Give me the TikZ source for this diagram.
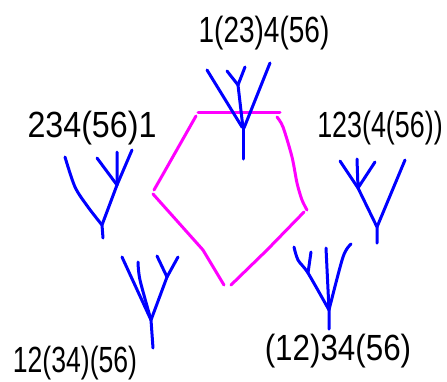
\documentclass[tikz,border=0pt]{standalone}
\usepackage{fontspec}
\setmainfont{Liberation Sans}
\definecolor{treeblue}{RGB}{0,0,255}
\definecolor{edgemag}{RGB}{255,0,255}
\begin{document}
\begin{tikzpicture}[x=1pt,y=-1pt,
  tree/.style={draw=treeblue,line width=3pt,line cap=round,line join=round},
  edge/.style={draw=edgemag,line width=3pt,line cap=round,line join=round},
  lab/.style={font=\fontsize{28}{28}\selectfont,inner sep=0pt,anchor=center,yscale=1.3}]
\useasboundingbox (0,0) rectangle (447,381);
% pentagon
\draw[edge] (198,112) -- (280,112);
\draw[edge] (196,116) -- (162,176) -- (154,190);
\draw[edge] (153,194) -- (203,250) -- (224,285);
\draw[edge] (231,285) -- (267,250) -- (304,212);
\draw[edge] plot[smooth] coordinates {(277,117) (283,127) (292,157) (297,183) (302,200) (307,210)};
% top tree 1(23)4(56)
\draw[tree] (207,70) -- (242,127);
\draw[tree] (227,71) -- (238,85) -- (245,67);
\draw[tree] (238,85) -- (243,128);
\draw[tree] (270,63) -- (244,128);
\draw[tree] (243,127) -- (243,159);
% left tree 234(56)1
\draw[tree] plot[smooth] coordinates {(65,157) (75,187) (88,207) (102,225)};
\draw[tree] (97,158) -- (117,185) -- (132,150);
\draw[tree] (117,152) -- (117,185) -- (102,225) -- (103,238);
% right tree 123(4(56))
\draw[tree] (340,161) -- (358,188) -- (377,227) -- (377,243);
\draw[tree] (357,159) -- (358,188) -- (375,162);
\draw[tree] (405,160) -- (377,227);
% bottom-left tree 12(34)(56)
\draw[tree] (122,257) -- (151,320);
\draw[tree] plot[smooth] coordinates {(138,262) (140,280) (151,320)};
\draw[tree] (157,256) -- (167,277) -- (178,257);
\draw[tree] (167,277) -- (151,320) -- (153,348);
% bottom-right tree (12)34(56)
\draw[tree] plot[smooth] coordinates {(294,247) (298,260) (308,273) (329,310)};
\draw[tree] (311,252) -- (308,273);
\draw[tree] (326,248) -- (329,310) -- (329,329);
\draw[tree] plot[smooth] coordinates {(351,244) (343,257) (329,310)};
% labels
\node[lab] (ltop) at (264,33) {1(23)4(56)};
\node[lab,xscale=1.15] (lleft) at (92,128) {234(56)1};
\node[lab,xscale=0.96] (lright) at (380,128) {123(4(56))};
\node[lab,xscale=0.95] (lbl) at (75,363) {12(34)(56)};
\node[lab,xscale=1.12] (lbr) at (338,351) {(12)34(56)};
\end{tikzpicture}
\end{document}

------------------------------------------------

◆ Stated problem: Set the data above down again exactly as given, with no pictures.

◆ Written solution:
Give me the TikZ source for this diagram.
\documentclass[tikz,border=0pt]{standalone}
\usepackage{fontspec}
\setmainfont{Liberation Sans}
\definecolor{treeblue}{RGB}{0,0,255}
\definecolor{edgemag}{RGB}{255,0,255}
\begin{document}
\begin{tikzpicture}[x=1pt,y=-1pt,
  tree/.style={draw=treeblue,line width=3pt,line cap=round,line join=round},
  edge/.style={draw=edgemag,line width=3pt,line cap=round,line join=round},
  lab/.style={font=\fontsize{28}{28}\selectfont,inner sep=0pt,anchor=center,yscale=1.3}]
\useasboundingbox (0,0) rectangle (447,381);
% pentagon
\draw[edge] (198,112) -- (280,112);
\draw[edge] (196,116) -- (162,176) -- (154,190);
\draw[edge] (153,194) -- (203,250) -- (224,285);
\draw[edge] (231,285) -- (267,250) -- (304,212);
\draw[edge] plot[smooth] coordinates {(277,117) (283,127) (292,157) (297,183) (302,200) (307,210)};
% top tree 1(23)4(56)
\draw[tree] (207,70) -- (242,127);
\draw[tree] (227,71) -- (238,85) -- (245,67);
\draw[tree] (238,85) -- (243,128);
\draw[tree] (270,63) -- (244,128);
\draw[tree] (243,127) -- (243,159);
% left tree 234(56)1
\draw[tree] plot[smooth] coordinates {(65,157) (75,187) (88,207) (102,225)};
\draw[tree] (97,158) -- (117,185) -- (132,150);
\draw[tree] (117,152) -- (117,185) -- (102,225) -- (103,238);
% right tree 123(4(56))
\draw[tree] (340,161) -- (358,188) -- (377,227) -- (377,243);
\draw[tree] (357,159) -- (358,188) -- (375,162);
\draw[tree] (405,160) -- (377,227);
% bottom-left tree 12(34)(56)
\draw[tree] (122,257) -- (151,320);
\draw[tree] plot[smooth] coordinates {(138,262) (140,280) (151,320)};
\draw[tree] (157,256) -- (167,277) -- (178,257);
\draw[tree] (167,277) -- (151,320) -- (153,348);
% bottom-right tree (12)34(56)
\draw[tree] plot[smooth] coordinates {(294,247) (298,260) (308,273) (329,310)};
\draw[tree] (311,252) -- (308,273);
\draw[tree] (326,248) -- (329,310) -- (329,329);
\draw[tree] plot[smooth] coordinates {(351,244) (343,257) (329,310)};
% labels
\node[lab] (ltop) at (264,33) {1(23)4(56)};
\node[lab,xscale=1.15] (lleft) at (92,128) {234(56)1};
\node[lab,xscale=0.96] (lright) at (380,128) {123(4(56))};
\node[lab,xscale=0.95] (lbl) at (75,363) {12(34)(56)};
\node[lab,xscale=1.12] (lbr) at (338,351) {(12)34(56)};
\end{tikzpicture}
\end{document}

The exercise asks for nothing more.